WHAT YOU SHOULD DO: Go through the listing and set it down exactly, leaving out its pictures.

SOURCE DATA:
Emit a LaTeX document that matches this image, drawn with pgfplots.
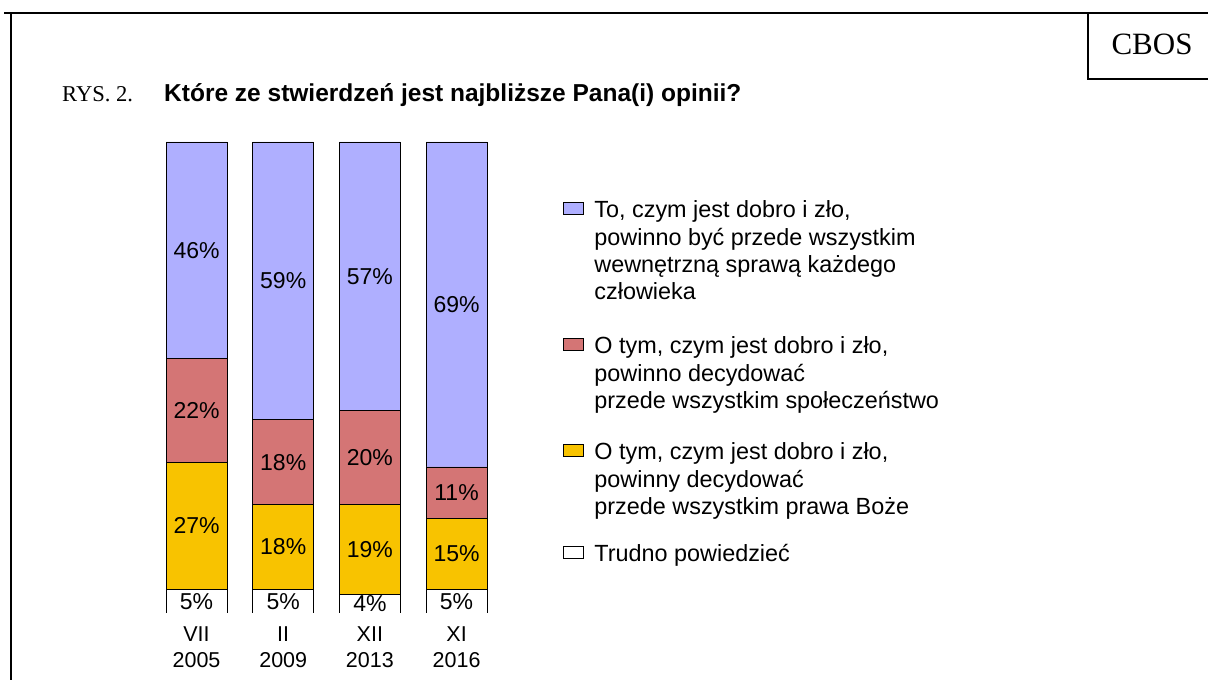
\documentclass[border=0pt]{standalone}
\usepackage{pgfplots}
\pgfplotsset{compat=1.18}
\usepackage{pgfplotstable}
\usepackage{fontspec}
\setmainfont{Liberation Sans}
\newfontfamily\timesfont{Liberation Serif}

\definecolor{cwew}{RGB}{175,175,255}
\definecolor{cspo}{RGB}{212,117,117}
\definecolor{cboz}{RGB}{248,195,0}
\newcommand\fs{\fontsize{23.4bp}{27.2bp}\selectfont}

% udzialy odpowiedzi (%), od dolu: trudno, prawa Boze, spoleczenstwo, wewnetrzna sprawa
\pgfplotstableread{
x trud boz spo wew
0 5 27 22 46
1 5 18 18 59
2 4 19 20 57
3 5 15 11 69
}\dane

% srodki segmentow - pozycje etykiet
\pgfplotstableread{
x y lab
0 2.5 5
0 18.5 27
0 43 22
0 77 46
1 2.5 5
1 14 18
1 32 18
1 70.5 59
2 2 4
2 13.5 19
2 33 20
2 71.5 57
3 2.5 5
3 12.5 15
3 25.5 11
3 65.5 69
}\etykiety

\begin{document}
\begin{tikzpicture}[x=1bp,y=1bp]
\path[use as bounding box] (0,0) rectangle (1208,680);

% ramka i naglowek
\draw[line width=2bp] (4,667) -- (1208,667);
\draw[line width=2bp] (11,667) -- (11,0);
\draw[line width=2bp] (1208,601) -- (1088,601) -- (1088,667);
\node[anchor=base, inner sep=0pt, font=\timesfont\fontsize{31bp}{36bp}\selectfont] at (1152,625) {CBOS};
\node[anchor=base west, inner sep=0pt, font=\timesfont\fontsize{22.6bp}{26bp}\selectfont] at (62,578) {RYS. 2.};
\node[anchor=base west, inner sep=0pt, font=\fontsize{24.5bp}{28bp}\selectfont\bfseries] at (164,578) {Które ze stwierdzeń jest najbliższe Pana(i) opinii?};

\begin{axis}[
  at={(153.2bp,67bp)}, anchor=south west,
  scale only axis, width=346.7bp, height=471bp,
  ybar stacked, bar width=0.704,
  xmin=-0.5, xmax=3.5, ymin=0, ymax=100,
  axis lines=left, axis line style={draw=none,-},
  tick style={draw=none}, ytick=\empty,
  xtick={0,1,2,3},
  xticklabels={{VII\\2005},{II\\2009},{XII\\2013},{XI\\2016}},
  xticklabel style={align=center, font=\fontsize{21.5bp}{26bp}\selectfont, inner sep=0pt, yshift=-11bp},
]
\addplot[fill=white, draw=black, line width=0.8bp] table[x=x, y=trud] {\dane};
\addplot[fill=cboz, draw=black, line width=0.8bp] table[x=x, y=boz] {\dane};
\addplot[fill=cspo, draw=black, line width=0.8bp] table[x=x, y=spo] {\dane};
\addplot[fill=cwew, draw=black, line width=0.8bp] table[x=x, y=wew] {\dane};
\end{axis}

\begin{axis}[
  at={(153.2bp,67bp)}, anchor=south west,
  scale only axis, width=346.7bp, height=471bp,
  xmin=-0.5, xmax=3.5, ymin=0, ymax=100,
  hide axis,
]
\addplot[draw=none, mark=none, point meta=explicit symbolic,
  nodes near coords={\pgfplotspointmeta\%}, nodes near coords align={center},
  every node near coord/.append style={font=\fontsize{23bp}{27bp}\selectfont, inner sep=0pt, text=black}]
  table[x=x, y=y, meta=lab] {\etykiety};
\end{axis}

% legenda
\begin{scope}[every node/.style={anchor=base west, inner sep=0pt, font=\fs}, line width=0.8bp]
\draw[fill=cwew] (563,465.3) rectangle (583,477.7);
\node at (594,462) {To, czym jest dobro i zło,};
\node at (594,434.8) {powinno być przede wszystkim};
\node at (594,407.6) {wewnętrzną sprawą każdego};
\node at (594,380.4) {człowieka};
\draw[fill=cspo] (563,329.3) rectangle (583,341.7);
\node at (594,326) {O tym, czym jest dobro i zło,};
\node at (594,298.8) {powinno decydować};
\node at (594,271.6) {przede wszystkim społeczeństwo};
\draw[fill=cboz] (563,223.3) rectangle (583,235.7);
\node at (594,220) {O tym, czym jest dobro i zło,};
\node at (594,192.8) {powinny decydować};
\node at (594,165.6) {przede wszystkim prawa Boże};
\draw[fill=white] (563,121.3) rectangle (583,133.7);
\node at (594,118) {Trudno powiedzieć};
\end{scope}
\end{tikzpicture}
\end{document}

TASK OUTPUT:
Emit a LaTeX document that matches this image, drawn with pgfplots.
\documentclass[border=0pt]{standalone}
\usepackage{pgfplots}
\pgfplotsset{compat=1.18}
\usepackage{pgfplotstable}
\usepackage{fontspec}
\setmainfont{Liberation Sans}
\newfontfamily\timesfont{Liberation Serif}

\definecolor{cwew}{RGB}{175,175,255}
\definecolor{cspo}{RGB}{212,117,117}
\definecolor{cboz}{RGB}{248,195,0}
\newcommand\fs{\fontsize{23.4bp}{27.2bp}\selectfont}

% udzialy odpowiedzi (%), od dolu: trudno, prawa Boze, spoleczenstwo, wewnetrzna sprawa
\pgfplotstableread{
x trud boz spo wew
0 5 27 22 46
1 5 18 18 59
2 4 19 20 57
3 5 15 11 69
}\dane

% srodki segmentow - pozycje etykiet
\pgfplotstableread{
x y lab
0 2.5 5
0 18.5 27
0 43 22
0 77 46
1 2.5 5
1 14 18
1 32 18
1 70.5 59
2 2 4
2 13.5 19
2 33 20
2 71.5 57
3 2.5 5
3 12.5 15
3 25.5 11
3 65.5 69
}\etykiety

\begin{document}
\begin{tikzpicture}[x=1bp,y=1bp]
\path[use as bounding box] (0,0) rectangle (1208,680);

% ramka i naglowek
\draw[line width=2bp] (4,667) -- (1208,667);
\draw[line width=2bp] (11,667) -- (11,0);
\draw[line width=2bp] (1208,601) -- (1088,601) -- (1088,667);
\node[anchor=base, inner sep=0pt, font=\timesfont\fontsize{31bp}{36bp}\selectfont] at (1152,625) {CBOS};
\node[anchor=base west, inner sep=0pt, font=\timesfont\fontsize{22.6bp}{26bp}\selectfont] at (62,578) {RYS. 2.};
\node[anchor=base west, inner sep=0pt, font=\fontsize{24.5bp}{28bp}\selectfont\bfseries] at (164,578) {Które ze stwierdzeń jest najbliższe Pana(i) opinii?};

\begin{axis}[
  at={(153.2bp,67bp)}, anchor=south west,
  scale only axis, width=346.7bp, height=471bp,
  ybar stacked, bar width=0.704,
  xmin=-0.5, xmax=3.5, ymin=0, ymax=100,
  axis lines=left, axis line style={draw=none,-},
  tick style={draw=none}, ytick=\empty,
  xtick={0,1,2,3},
  xticklabels={{VII\\2005},{II\\2009},{XII\\2013},{XI\\2016}},
  xticklabel style={align=center, font=\fontsize{21.5bp}{26bp}\selectfont, inner sep=0pt, yshift=-11bp},
]
\addplot[fill=white, draw=black, line width=0.8bp] table[x=x, y=trud] {\dane};
\addplot[fill=cboz, draw=black, line width=0.8bp] table[x=x, y=boz] {\dane};
\addplot[fill=cspo, draw=black, line width=0.8bp] table[x=x, y=spo] {\dane};
\addplot[fill=cwew, draw=black, line width=0.8bp] table[x=x, y=wew] {\dane};
\end{axis}

\begin{axis}[
  at={(153.2bp,67bp)}, anchor=south west,
  scale only axis, width=346.7bp, height=471bp,
  xmin=-0.5, xmax=3.5, ymin=0, ymax=100,
  hide axis,
]
\addplot[draw=none, mark=none, point meta=explicit symbolic,
  nodes near coords={\pgfplotspointmeta\%}, nodes near coords align={center},
  every node near coord/.append style={font=\fontsize{23bp}{27bp}\selectfont, inner sep=0pt, text=black}]
  table[x=x, y=y, meta=lab] {\etykiety};
\end{axis}

% legenda
\begin{scope}[every node/.style={anchor=base west, inner sep=0pt, font=\fs}, line width=0.8bp]
\draw[fill=cwew] (563,465.3) rectangle (583,477.7);
\node at (594,462) {To, czym jest dobro i zło,};
\node at (594,434.8) {powinno być przede wszystkim};
\node at (594,407.6) {wewnętrzną sprawą każdego};
\node at (594,380.4) {człowieka};
\draw[fill=cspo] (563,329.3) rectangle (583,341.7);
\node at (594,326) {O tym, czym jest dobro i zło,};
\node at (594,298.8) {powinno decydować};
\node at (594,271.6) {przede wszystkim społeczeństwo};
\draw[fill=cboz] (563,223.3) rectangle (583,235.7);
\node at (594,220) {O tym, czym jest dobro i zło,};
\node at (594,192.8) {powinny decydować};
\node at (594,165.6) {przede wszystkim prawa Boże};
\draw[fill=white] (563,121.3) rectangle (583,133.7);
\node at (594,118) {Trudno powiedzieć};
\end{scope}
\end{tikzpicture}
\end{document}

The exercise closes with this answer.